▼

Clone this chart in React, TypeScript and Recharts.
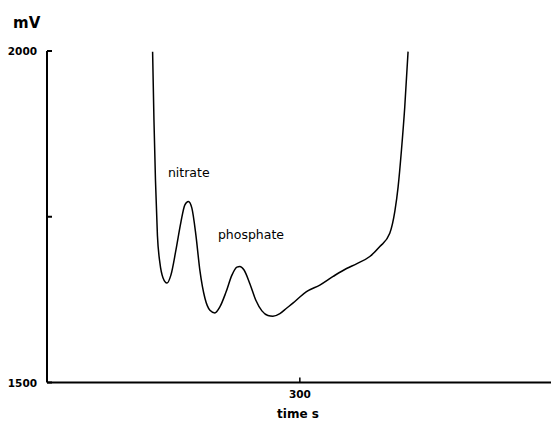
import { LineChart, Line, XAxis, YAxis, ReferenceDot } from "recharts";

// time (s) and potential (mV)
const times = [
  125.3, 126.9, 128.7, 131.0, 134.0, 137.6, 142.3, 147.0, 153.0, 158.9, 163.6,
  167.8, 171.9, 176.7, 181.4, 187.4, 193.3, 199.2, 205.1, 212.3, 219.4, 225.3,
  228.9, 233.6, 240.7, 247.8, 255.0, 262.1, 268.0, 276.3, 284.2, 292.1, 300.0,
  307.9, 323.7, 339.5, 355.4, 367.2, 383.0, 394.9, 406.7, 412.7, 416.6, 420.6,
  424.5, 428.4,
];
const millivolts = [
  1999, 1896, 1805, 1722, 1680, 1658, 1650, 1662, 1700, 1742, 1768, 1773, 1763,
  1722, 1669, 1627, 1609, 1605, 1614, 1636, 1662, 1674, 1675, 1670, 1649, 1624,
  1608, 1601, 1600, 1604, 1612, 1620, 1629, 1637, 1647, 1660, 1672, 1679, 1690,
  1705, 1725, 1758, 1795, 1851, 1916, 1999,
];

const xTicks = [300];
const yTicks = [1500, 1750, 2000];
const yLabelled = [1500, 2000];

const peakLabels = [
  { t: 143.5, v: 1810, text: "nitrate" },
  { t: 202.8, v: 1716, text: "phosphate" },
];

const data = times.map((t, i) => ({ t, mv: millivolts[i] }));

const font = "'DejaVu Sans', sans-serif";

function YTick({ x, y, payload }: any) {
  return (
    <g>
      <line x1={x} y1={y} x2={x + 5} y2={y} stroke="#000" strokeWidth={2} />
      {yLabelled.includes(payload.value) ? (
        <text
          x={x - 10}
          y={y + 4}
          textAnchor="end"
          fontFamily={font}
          fontWeight="bold"
          fontSize={10.5}
          fill="#000"
        >
          {payload.value}
        </text>
      ) : null}
    </g>
  );
}

function XTick({ x, y, payload }: any) {
  return (
    <g>
      <line x1={x} y1={y} x2={x} y2={y - 5} stroke="#000" strokeWidth={1.5} />
      <text
        x={x}
        y={y + 15}
        textAnchor="middle"
        fontFamily={font}
        fontWeight="bold"
        fontSize={10.5}
        fill="#000"
      >
        {payload.value}
      </text>
    </g>
  );
}

export default function App() {
  return (
    <div style={{ position: "absolute", left: 0, top: 0, background: "#fff" }}>
      <LineChart
        width={551}
        height={427}
        data={data}
        margin={{ top: 51, right: 0, bottom: 0, left: 0 }}
      >
        <XAxis
          dataKey="t"
          type="number"
          domain={[0, 598]}
          ticks={xTicks}
          tick={<XTick />}
          tickLine={false}
          tickSize={0}
          tickMargin={0}
          height={44.5}
          axisLine={{ stroke: "#000", strokeWidth: 2 }}
        />
        <YAxis
          type="number"
          domain={[1500, 2000]}
          ticks={yTicks}
          tick={<YTick />}
          tickLine={false}
          tickSize={0}
          tickMargin={0}
          width={47}
          axisLine={{ stroke: "#000", strokeWidth: 2 }}
        />
        <Line
          dataKey="mv"
          type="monotone"
          stroke="#000"
          strokeWidth={1.5}
          dot={false}
          isAnimationActive={false}
        />
        {peakLabels.map((p) => (
          <ReferenceDot
            key={p.text}
            x={p.t}
            y={p.v}
            r={0}
            shape={(s: any) => (
              <text
                x={s.cx}
                y={s.cy}
                fontFamily={font}
                fontSize={12.5}
                fill="#000"
              >
                {p.text}
              </text>
            )}
          />
        ))}
        <text
          x={13}
          y={28}
          fontFamily={font}
          fontWeight="bold"
          fontSize={15}
          fill="#000"
        >
          mV
        </text>
        <text
          x={298}
          y={418}
          textAnchor="middle"
          fontFamily={font}
          fontWeight="bold"
          fontSize={12}
          fill="#000"
        >
          time s
        </text>
      </LineChart>
    </div>
  );
}
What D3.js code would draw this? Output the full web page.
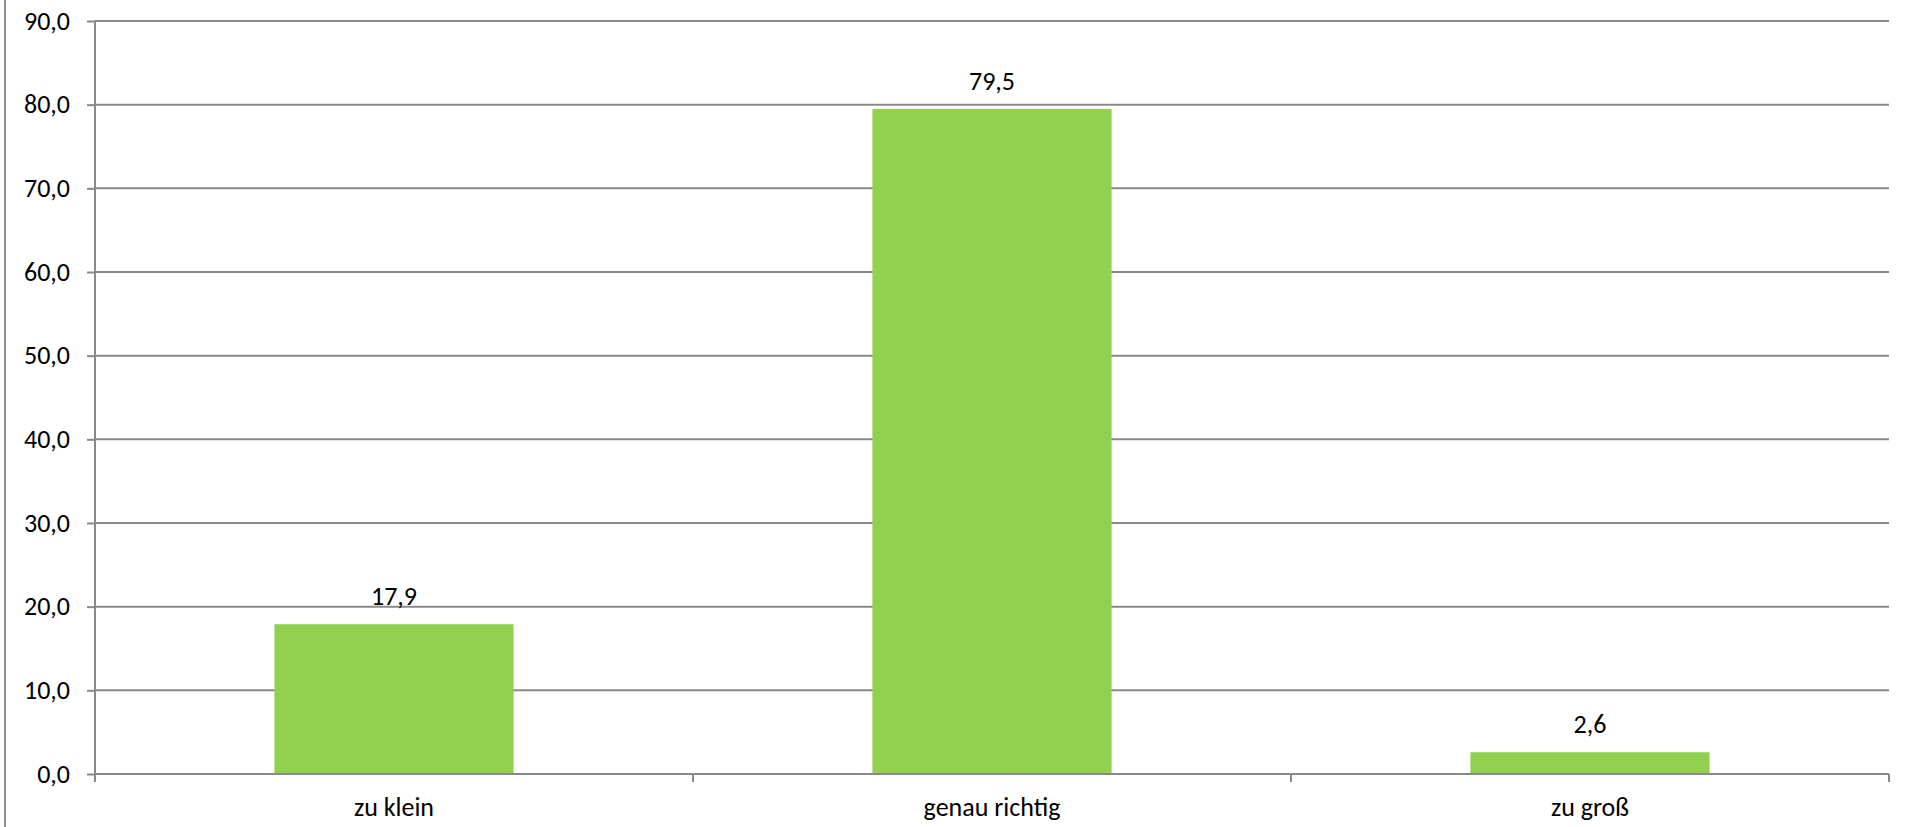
<!DOCTYPE html>
<html>
<head>
<meta charset="utf-8">
<script src="https://cdn.jsdelivr.net/npm/d3@7"></script>
<style>
  html, body { margin: 0; padding: 0; background: #ffffff; }
  svg { display: block; }
  text { font-family: Carlito, Calibri, Lato, "Open Sans", sans-serif; fill: #000; }
</style>
</head>
<body>
<svg id="chart" width="1914" height="827"></svg>
<script>
const categories = ["zu klein", "genau richtig", "zu groß"];
const values = [17.9, 79.5, 2.6];
const yTicks = [0, 10, 20, 30, 40, 50, 60, 70, 80, 90];

const W = 1914, H = 827;
const margin = { left: 95, right: 25, top: 21, bottom: 53 };
const svg = d3.select("#chart");
const fmt = v => v.toFixed(1).replace(".", ",");
const numSize = 26, catSize = 26;

const x = d3.scaleBand()
  .domain(categories)
  .range([margin.left, W - margin.right])
  .paddingInner(0.6)
  .paddingOuter(0.3);

const y = d3.scaleLinear()
  .domain([0, 90])
  .range([H - margin.bottom, margin.top]);

const gridColor = "#898989";

// outer chart-area border (left edge visible)
svg.append("line")
  .attr("x1", 5).attr("x2", 5).attr("y1", 0).attr("y2", H)
  .attr("stroke", "#8f8f8f").attr("stroke-width", 2);

// gridlines
svg.append("g")
  .selectAll("line")
  .data(yTicks.filter(t => t > 0))
  .join("line")
  .attr("x1", margin.left).attr("x2", W - margin.right)
  .attr("y1", d => y(d)).attr("y2", d => y(d))
  .attr("stroke", gridColor).attr("stroke-width", 2);

// bars
svg.append("g")
  .selectAll("rect")
  .data(values)
  .join("rect")
  .attr("x", (d, i) => x(categories[i]))
  .attr("width", x.bandwidth())
  .attr("y", d => y(d))
  .attr("height", d => y(0) - y(d))
  .attr("fill", "#92D050");

// value labels
svg.append("g")
  .selectAll("text")
  .data(values)
  .join("text")
  .attr("x", (d, i) => x(categories[i]) + x.bandwidth() / 2)
  .attr("y", d => y(d) - 19)
  .attr("text-anchor", "middle")
  .attr("font-size", numSize)
  .text(d => fmt(d));

// y axis
const yAxis = d3.axisLeft(y)
  .tickValues(yTicks)
  .tickFormat(fmt)
  .tickSize(8)
  .tickPadding(17);
const gy = svg.append("g")
  .attr("transform", `translate(${margin.left},0)`)
  .call(yAxis);
gy.select(".domain").remove();
gy.append("line")
  .attr("x1", 0).attr("x2", 0)
  .attr("y1", y(90)).attr("y2", y(0) + 8)
  .attr("stroke", gridColor).attr("stroke-width", 2);
gy.selectAll(".tick line").attr("stroke", gridColor).attr("stroke-width", 2);
gy.selectAll(".tick text").attr("font-size", numSize).attr("fill", "#000")
  .style("font-family", "Carlito, Calibri, Lato, 'Open Sans', sans-serif");

// x axis
const xAxis = d3.axisBottom(x).tickSize(0).tickPadding(0);
const gx = svg.append("g")
  .attr("transform", `translate(0,${y(0)})`)
  .call(xAxis);
gx.select(".domain").remove();
gx.append("line")
  .attr("x1", margin.left).attr("x2", W - margin.right)
  .attr("y1", 0).attr("y2", 0)
  .attr("stroke", gridColor).attr("stroke-width", 2);
// category separator ticks
const step = x.step();
const boundaries = d3.range(categories.length + 1).map(i => margin.left + i * step);
gx.selectAll(".sep")
  .data(boundaries)
  .join("line")
  .attr("class", "sep")
  .attr("x1", d => d).attr("x2", d => d)
  .attr("y1", 0).attr("y2", 8)
  .attr("stroke", gridColor).attr("stroke-width", 2);
gx.selectAll(".tick text")
  .attr("y", 42)
  .attr("dy", 0)
  .attr("font-size", catSize)
  .attr("fill", "#000")
  .style("font-family", "Carlito, Calibri, Lato, 'Open Sans', sans-serif");
</script>
</body>
</html>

▲

**Task requirements**. Gather up every line in the data above that contains the word "this", copying each one.

**The result**.
Clone this chart in React, TypeScript and Recharts.
What D3.js code would draw this? Output the full web page.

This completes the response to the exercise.